To carry out these works the Instituto Nacional de Meteorología installed a standard station (which belongs to the National Meteorological Network), solar radiation meters, and a station for the measurement of pollution, which is integrated in the BAPMON-EMEP Network. This is one of the six stations that are operating in Spain, in order to quantify the background pollution and evaluate the transport, transformation and deposit of some contaminants, which cause the acid rain. The measured parameters correspond to samples taken from the air, rain and solid particles drifted by the wind and deposited on special filters. Due to its importance for the acid rain we underline the measure of SO2 and NO2 contaminants.
This section is devoted to study the solar activity, too. This activity propagates towards the Earth as radiation and particles, as the so-called "Solar Wind". The solar activity appears in several layers of the Sun:
The "PHOTOSPHERE" is the layer from which practically all the Sun's visible light is emitted, and as such represents what is called the "surface" of the Sun. The most obvious signs of activity on the photosphere are the sunspots. They change from a day to another. Seen from the Earth, the Sun rotates on its axis with a synodic period of 27 days. So the sunspots can appear in the East Limb of the Sun, cross the central meridian and disappear in the West Limb if their life lasts enough. The number of sunspots varies with an 11 years period called "Solar Cycle". The level of sunspot activity is assessed by the Zurich (or "Wolf") relative sunspot number, R, which can be computed with the total number of spots and the number of groups. We photograph the Solar Photosphere with a telescope on an equatorial mount. With this photograph we determine the area and the position of the sunspots and we compute the solar activity index R (Wolf number) taking into account the total number of spots and the number of groups. These data are daily communicated to the International Data Centre located in Brussels where the International Wolf Number is elaborated considering our data jointly with data from other solar observatories. Following the recommendation of the "Workshop on Solar-Terrestrial Prediction" held in Ottawa, May 1992, we study the hemispheric evolution of this index.
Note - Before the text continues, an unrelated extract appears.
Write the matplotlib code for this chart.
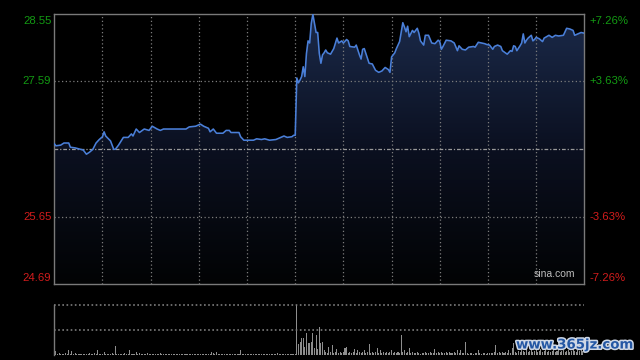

Associated with sunspots, there are "faculae". They are patches of light (brighter than average) in the upper region of the photosphere which usually appear in the vicinity of a sunspot group before the sunspots themselves emerge, and which usually persist for several weeks after the disappearance of the spots.
Above the photosphere, there is a tenuous layer of gas, called "CHROMOSPHERE" far too faint to be seen against the brilliance of the photosphere. It can be studied with the aid of a spectroheliograph or a monochromatic filter (as our LYOT FILTER) which remove the photospheric emissions and allow observing the lines of the chromospheric spectrum. Line alpha of Hidrogen at a wavelength of 656.3 nm in the red part of the spectrum is particularly prominent, and gives the Chromosphere its characteristic colour. The chromosfere exhibits some large-scale phenomena:
Plages - They are areas of intensified brightness visible in various monochromatic lines. They look, in a way, like bright, sandy beaches against the background of the chromosphere. Plages coincide approximately in position with the photospheric faculae and represent regions of enhanced density and temperature. They delineate the area of enhanced magnetic field, which constitutes a complete active region. Formerly they were known as "flocculi" and sometimes the term "chromospheric faculae" is used to describe them.
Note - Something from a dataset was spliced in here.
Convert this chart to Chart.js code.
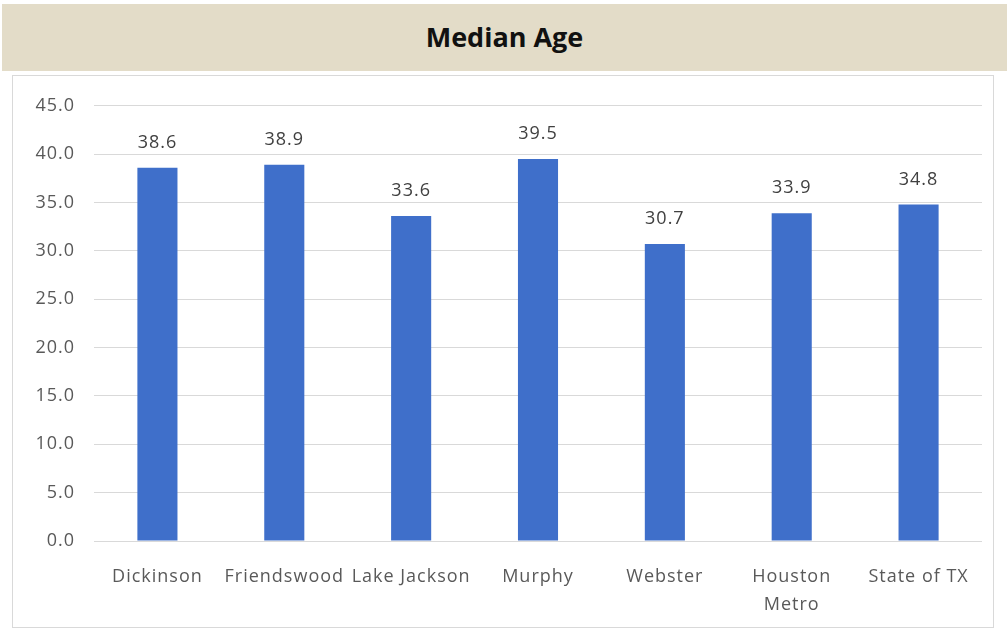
<!DOCTYPE html>
<html>
<head>
<meta charset="utf-8">
<script src="https://cdn.jsdelivr.net/npm/chart.js@4"></script>
<style>
  body { margin: 0; background: #fff; font-family: 'Open Sans', sans-serif; }
  #banner {
    position: absolute; left: 2px; top: 4px; width: 1005px; height: 67px;
    background: #e3dcc8; text-align: center; line-height: 66px;
    font-weight: bold; font-size: 27px; color: #111;
  }
  #box {
    position: absolute; left: 12px; top: 75px; width: 980px; height: 551px;
    border: 1px solid #d9d9d9;
  }
</style>
</head>
<body>
<div id="banner">Median Age</div>
<div id="box"><canvas id="chart" width="980" height="551"></canvas></div>
<script>
const categories = ['Dickinson', 'Friendswood', 'Lake Jackson', 'Murphy', 'Webster', ['Houston', 'Metro'], 'State of TX']
const medianAge = [38.6, 38.9, 33.6, 39.5, 30.7, 33.9, 34.8]

// the reference text is a bit wider than Open Sans, so spread the letters
const spacing = {
  id: 'spacing',
  beforeDraw(chart) { chart.ctx.letterSpacing = '1px' }
}

// draws the value above each bar
const valueLabels = {
  id: 'valueLabels',
  afterDatasetsDraw(chart) {
    const ctx = chart.ctx
    const meta = chart.getDatasetMeta(0)
    ctx.save()
    ctx.font = '18px "Open Sans"'
    ctx.fillStyle = '#404040'
    ctx.textAlign = 'center'
    ctx.textBaseline = 'middle'
    meta.data.forEach((bar, i) => {
      ctx.fillText(medianAge[i].toFixed(1), bar.x, bar.y - 25)
    })
    ctx.restore()
  }
}

new Chart(document.getElementById('chart'), {
  type: 'bar',
  data: {
    labels: categories,
    datasets: [{
      data: medianAge,
      backgroundColor: '#3f6fca',
      barPercentage: 0.316,
      categoryPercentage: 1
    }]
  },
  options: {
    responsive: false,
    animation: false,
    layout: { padding: { top: 28, right: 11, left: 0, bottom: 0 } },
    plugins: { legend: { display: false }, tooltip: { enabled: false } },
    scales: {
      x: {
        grid: { display: false },
        border: { display: false },
        ticks: { color: '#595959', font: { family: 'Open Sans', size: 18, lineHeight: 1.55 }, padding: 14, maxRotation: 0, autoSkip: false },
        afterFit(scale) { scale.height = 86 }
      },
      y: {
        min: 0, max: 45,
        grid: { color: '#d9d9d9', drawTicks: false },
        border: { display: false },
        ticks: { stepSize: 5, color: '#595959', padding: 19, font: { family: 'Open Sans', size: 18 }, callback: v => v.toFixed(1) },
        afterFit(scale) { scale.width = 81 }
      }
    }
  },
  plugins: [spacing, valueLabels]
})
</script>
</body>
</html>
Prominences - They appear at the limb of the Sun as huge flare-like clouds of luminous gas in the upper Chromosphere and inner Corona, and consist of clouds of material at lower temperatures but higher densities than their surroundings erupting violently to the space at heights of several hundred thousand kilometres and dispersing. However, when seen against the bright background of the disc the absorption produced by these clouds predominates, and they are seen as dark Filaments (formerly known as "dark floculi").
Flares - They are sudden releases of energy that occur in the vicinity of active regions. They eject particles and emit radiation across the entire range of the electromagnetic spectrum form gamma rays and hard X-rays to radio wavelengths of several kilometres. Flares reach maximum brightness within and few minutes and decline more slowly thereafter.
Finally, above the chromosphere there is a layer called "CORONA" that extends outward to a distance a several solar radii, as an atmosphere of the Sun. Under normal circumstances, the chromosphere and the corona cannot be seen without the aid of specialised instrumentation, but when a total eclipse occurs these layers may be seen directly.